L’ho conosciuta Liliana, l’ho vista tante volte seduta qui, a questo mio tavolino, insieme con Siro: così fragile e azzurra e delicata, eppure così forte senza avvedersene, lei che con quel suo sorriso debole e biondo e disarmato seppe sorreggere Siro, e ancor continua a sorreggerlo, durante e dopo la terribile tormenta.

La ritrovo intatta, nel sentimento, in questi versi di Siro, e mi si velano gli occhi. Ma se non posso, con gli occhi così velati, fare il giudice, posso però testimoniare, come forse pochi altri, sulla sincerità assoluta – sulla genuinità, sulla concretezza – di queste poesie, anzi di questa poesia che forse Angeli non avrebbe mai scritto, giacché la letteratura lo ha sempre interessato meno della vita, se non ci fosse stata di mezzo, fra tante morti, quella morte; e per lui la necessità, al di fuori d’ogni altra ambizione, di continuare a vivere con “lei”, con Liliana, in ciò che Angeli stesso chiama il “surrogato” della poesia.

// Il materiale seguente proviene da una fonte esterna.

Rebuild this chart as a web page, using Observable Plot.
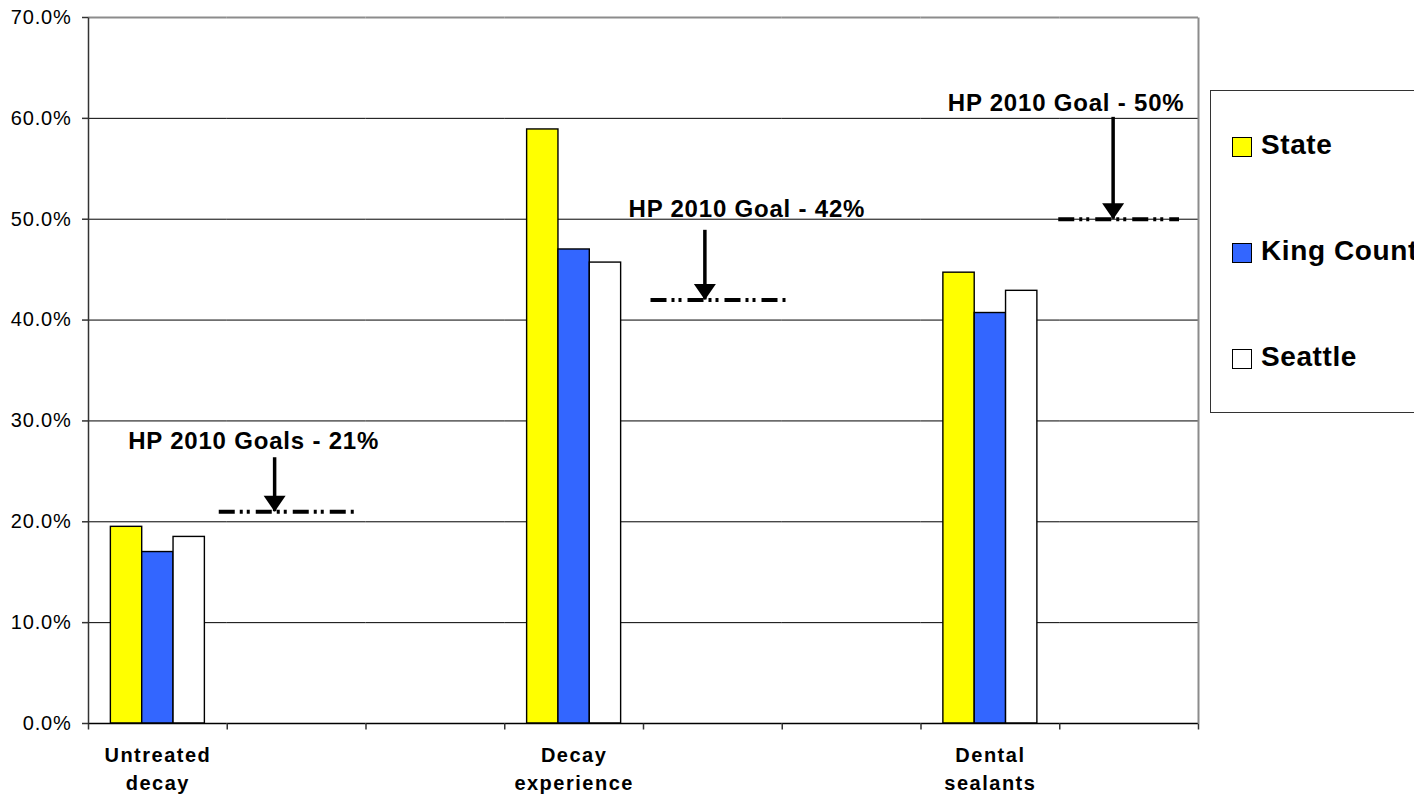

Per ottener questo Siro non ha scelto la via più facile: non si è messo a ricordare e a trascrivere, o a raccontare, i suoi ricordi; bensì ha rivissuto, o meglio ha continuato a vivere, ma in maggior profondità, con la sua Liliana; fino a restituirsela, e a restituircela, non nella cronaca dei gesti e dei luoghi quotidiani, bensì – per loro tramite – attraverso il sentimento che in lui generarono.

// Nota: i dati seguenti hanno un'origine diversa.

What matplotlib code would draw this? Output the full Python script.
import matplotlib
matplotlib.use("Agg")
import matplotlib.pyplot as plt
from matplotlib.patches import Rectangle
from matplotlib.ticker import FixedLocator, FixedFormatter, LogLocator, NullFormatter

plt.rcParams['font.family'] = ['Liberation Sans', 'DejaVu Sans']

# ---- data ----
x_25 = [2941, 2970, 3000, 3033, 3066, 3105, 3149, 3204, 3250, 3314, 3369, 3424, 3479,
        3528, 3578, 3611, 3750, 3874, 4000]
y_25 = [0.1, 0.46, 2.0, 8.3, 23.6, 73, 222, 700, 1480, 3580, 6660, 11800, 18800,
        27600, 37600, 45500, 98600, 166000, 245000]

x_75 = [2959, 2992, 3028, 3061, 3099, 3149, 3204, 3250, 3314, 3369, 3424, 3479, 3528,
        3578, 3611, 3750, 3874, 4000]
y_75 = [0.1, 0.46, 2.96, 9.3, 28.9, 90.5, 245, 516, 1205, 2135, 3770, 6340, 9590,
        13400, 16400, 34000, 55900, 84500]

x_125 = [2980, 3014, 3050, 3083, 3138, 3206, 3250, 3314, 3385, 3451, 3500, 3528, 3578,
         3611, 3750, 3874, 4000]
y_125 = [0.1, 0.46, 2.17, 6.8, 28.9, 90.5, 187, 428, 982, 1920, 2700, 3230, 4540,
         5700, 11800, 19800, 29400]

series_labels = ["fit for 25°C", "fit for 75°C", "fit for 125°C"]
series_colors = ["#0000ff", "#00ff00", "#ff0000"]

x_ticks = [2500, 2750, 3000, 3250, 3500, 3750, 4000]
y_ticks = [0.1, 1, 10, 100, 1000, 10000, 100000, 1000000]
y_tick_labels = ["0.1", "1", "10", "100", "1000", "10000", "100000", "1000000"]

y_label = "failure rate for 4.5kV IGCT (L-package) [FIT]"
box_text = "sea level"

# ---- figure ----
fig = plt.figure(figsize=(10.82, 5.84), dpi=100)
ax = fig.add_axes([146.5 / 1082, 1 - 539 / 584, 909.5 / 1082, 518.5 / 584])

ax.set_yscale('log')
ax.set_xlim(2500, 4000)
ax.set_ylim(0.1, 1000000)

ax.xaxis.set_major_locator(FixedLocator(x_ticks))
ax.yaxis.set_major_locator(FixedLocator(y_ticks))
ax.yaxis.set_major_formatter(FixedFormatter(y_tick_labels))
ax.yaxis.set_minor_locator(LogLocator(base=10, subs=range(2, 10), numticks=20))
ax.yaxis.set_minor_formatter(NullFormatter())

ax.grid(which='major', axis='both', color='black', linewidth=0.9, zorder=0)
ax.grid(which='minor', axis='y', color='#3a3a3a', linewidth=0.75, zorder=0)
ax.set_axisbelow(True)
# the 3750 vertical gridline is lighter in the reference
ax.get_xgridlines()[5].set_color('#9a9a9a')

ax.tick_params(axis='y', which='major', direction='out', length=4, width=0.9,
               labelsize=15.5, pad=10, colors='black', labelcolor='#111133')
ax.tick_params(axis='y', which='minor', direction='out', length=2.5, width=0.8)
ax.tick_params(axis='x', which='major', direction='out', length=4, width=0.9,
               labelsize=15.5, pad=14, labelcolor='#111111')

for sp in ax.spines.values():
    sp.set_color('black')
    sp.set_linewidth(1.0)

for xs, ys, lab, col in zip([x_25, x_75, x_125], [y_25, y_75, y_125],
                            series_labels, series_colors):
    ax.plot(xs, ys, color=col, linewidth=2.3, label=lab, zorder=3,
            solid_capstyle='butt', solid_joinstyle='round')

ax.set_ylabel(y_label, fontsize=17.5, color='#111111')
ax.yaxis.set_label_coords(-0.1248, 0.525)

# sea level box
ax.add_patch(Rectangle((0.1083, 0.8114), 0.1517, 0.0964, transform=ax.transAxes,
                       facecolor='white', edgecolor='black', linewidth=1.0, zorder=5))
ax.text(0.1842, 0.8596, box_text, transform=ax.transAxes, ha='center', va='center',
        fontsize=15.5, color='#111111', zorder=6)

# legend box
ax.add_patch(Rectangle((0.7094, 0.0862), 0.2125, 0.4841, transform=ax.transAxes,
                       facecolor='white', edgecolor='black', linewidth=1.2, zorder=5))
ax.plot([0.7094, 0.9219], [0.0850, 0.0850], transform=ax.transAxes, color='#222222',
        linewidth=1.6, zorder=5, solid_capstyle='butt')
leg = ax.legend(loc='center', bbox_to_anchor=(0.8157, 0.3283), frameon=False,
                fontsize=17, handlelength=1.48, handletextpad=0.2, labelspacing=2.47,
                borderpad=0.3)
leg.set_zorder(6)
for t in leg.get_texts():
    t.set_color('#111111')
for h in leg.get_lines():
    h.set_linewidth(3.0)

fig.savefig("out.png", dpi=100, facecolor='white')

Così, quella che poteva riuscire una commovente storia d’amore, diventa invece una delle più forti e universali meditazioni d’amore che abbia saputo offrirci la nostra troppo scaltra (o troppo abile, per un vuoto di fede, appunto: per la mancanza di un oggetto saldo che non sia quello e soltanto quello della letteratura in sé) di tanta nostra ultima poesia, più preoccupata d’apparire che d’essere intelligente.

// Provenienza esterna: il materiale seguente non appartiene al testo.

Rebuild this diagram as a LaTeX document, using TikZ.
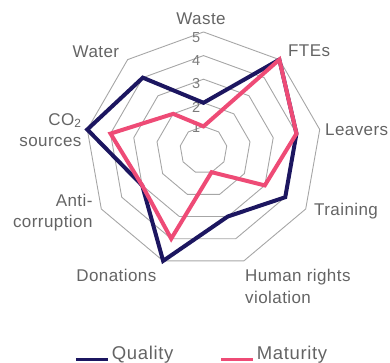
\documentclass[tikz,border=0pt]{standalone}
\usepackage{fontspec}
\setmainfont{Liberation Sans}
\definecolor{navy}{HTML}{1C1660}
\definecolor{rose}{HTML}{EE4B76}
\definecolor{txt}{HTML}{646464}
\definecolor{ring}{HTML}{A6A6A6}

\begin{document}
\begin{tikzpicture}[x=1pt,y=1pt,
	lbl/.style={text=txt,inner sep=0pt,font=\fontsize{17}{21.6}\selectfont\addfontfeatures{LetterSpace=2.5}},
	leg/.style={text=txt,inner sep=0pt,anchor=base west,font=\fontsize{18.5}{20}\selectfont\addfontfeatures{LetterSpace=3.5}},
	num/.style={text=txt!85,inner sep=0pt,anchor=north east,font=\fontsize{14.5}{14.5}\selectfont},
	grid/.style={draw=ring,line width=0.9pt},
	qual/.style={draw=navy,line width=4pt},
	mat/.style={draw=rose,line width=4pt},
	key/.style={line width=3pt}]
	\useasboundingbox (-203.5,150) rectangle (186.5,-213);
	% rings
	\draw[grid] (90:23.6)--(50:23.6)--(10:23.6)--(-30:23.6)--(-70:23.6)--(-110:23.6)--(-150:23.6)--(170:23.6)--(130:23.6)--cycle;
	\draw[grid] (90:47.2)--(50:47.2)--(10:47.2)--(-30:47.2)--(-70:47.2)--(-110:47.2)--(-150:47.2)--(170:47.2)--(130:47.2)--cycle;
	\draw[grid] (90:70.8)--(50:70.8)--(10:70.8)--(-30:70.8)--(-70:70.8)--(-110:70.8)--(-150:70.8)--(170:70.8)--(130:70.8)--cycle;
	\draw[grid] (90:94.4)--(50:94.4)--(10:94.4)--(-30:94.4)--(-70:94.4)--(-110:94.4)--(-150:94.4)--(170:94.4)--(130:94.4)--cycle;
	\draw[grid] (90:118)--(50:118)--(10:118)--(-30:118)--(-70:118)--(-110:118)--(-150:118)--(170:118)--(130:118)--cycle;
	\node[num] (n1) at (-3,27.5) {1};
	\node[num] (n2) at (-3,47.5) {2};
	\node[num] (n3) at (-3,71.5) {3};
	\node[num] (n4) at (-3,94.5) {4};
	\node[num] (n5) at (-3,117.5) {5};
	% quality
	\coordinate (q1) at (90:47.2);
	\coordinate (q2) at (50:118);
	\coordinate (q3) at (10:94.4);
	\coordinate (q4) at (-30:94.4);
	\coordinate (q5) at (-70:70.8);
	\coordinate (q6) at (-110:118);
	\coordinate (q7) at (-150:70.8);
	\coordinate (q8) at (170:118);
	\coordinate (q9) at (130:94.4);
	\draw[qual] (q1)--(q2)--(q3)--(q4)--(q5)--(q6)--(q7)--(q8)--(q9)--cycle;
	% maturity
	\coordinate (m1) at (90:23.6);
	\coordinate (m2) at (50:118);
	\coordinate (m3) at (10:94.4);
	\coordinate (m4) at (-30:70.8);
	\coordinate (m5) at (-70:23.6);
	\coordinate (m6) at (-110:94.4);
	\coordinate (m7) at (-150:70.8);
	\coordinate (m8) at (170:94.4);
	\coordinate (m9) at (130:47.2);
	\draw[mat] (m1)--(m2)--(m3)--(m4)--(m5)--(m6)--(m7)--(m8)--(m9)--cycle;
	% labels
	\node[lbl,anchor=base] (waste) at (-2.5,125) {Waste};
	\node[lbl,anchor=base west] (ftes) at (84.5,93.3) {FTEs};
	\node[lbl,anchor=base west] (leavers) at (121.5,14) {Leavers};
	\node[lbl,anchor=base west] (training) at (110.5,-66) {Training};
	\node[lbl,anchor=north west,align=left] (human) at (41.5,-119) {Human rights\\violation};
	\node[lbl,anchor=base east] (donations) at (-47,-131.7) {Donations};
	\node[lbl,anchor=north east,align=right] (anti) at (-110.8,-43.5) {Anti-\\corruption};
	\node[lbl,anchor=north east,align=right] (co2) at (-121.8,36.7) {CO\textsubscript{2}\\sources};
	\node[lbl,anchor=base east] (water) at (-84.2,92.7) {Water};
	% legend
	\coordinate (k1) at (-127.5,-209);
	\coordinate (k2) at (-95.2,-209);
	\coordinate (k3) at (17.5,-209);
	\coordinate (k4) at (49.8,-209);
	\draw[key,navy] (k1)--(k2);
	\draw[key,rose] (k3)--(k4);
	\node[leg] (quality) at (-91.8,-209.5) {Quality};
	\node[leg] (maturity) at (53.2,-209.5) {Maturity};
\end{tikzpicture}
\end{document}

Il libro di angeli è nuovo (è vero) per questa sua forza “ingenua”, e non per altro, e credo sia pura perdita di tempo quella di cercarne la novità ossia la verità, sulla pietra di paragone dei soliti schemi d’ un’infantile pseudocritica, sempre in ansia di stabilire se il poeta è “ermetico” o no (è di “prima” o è di “dopo”) piuttosto che di precisare, laterizi a parte, se l’edificio sta in piedi o no.

La forza innegabile del libro di Angeli consiste unicamente nella necessità che lo ha dettato, e nell’assoluto abbandono d’ogni altra vanità nell’atto stesso della scrittura, e cioè indipendentemente dal “materiale” linguistico e stilistico usato (ci vorrebbe poco a sottolineare l’eco di certe cadenze, giustappunto definite in blocco ermetiche: di Gatto, di Montale e di qualche altro), e se una lezione preziosa esso può darci oggi, in questi vuoti anni di “miracolo” dell’intelligenza, è proprio e soltanto questa, anche se sembrerà banale al critico “intelligente”, in vena di figurar tale: che quando sotto c’è l’uomo (un uomo che per educazione non sia uno zulù), e nell’uomo c’è una capacità di pagar di persona al prezzo più salato il proprio esistere, sempre la poesia nasce a dispetto della letteratura e dell’antiletteratura. Com’è nata appunto in questo nuovo, perché legato a sentimenti di sempre e non ad esibizioni di moda, libro di Angeli.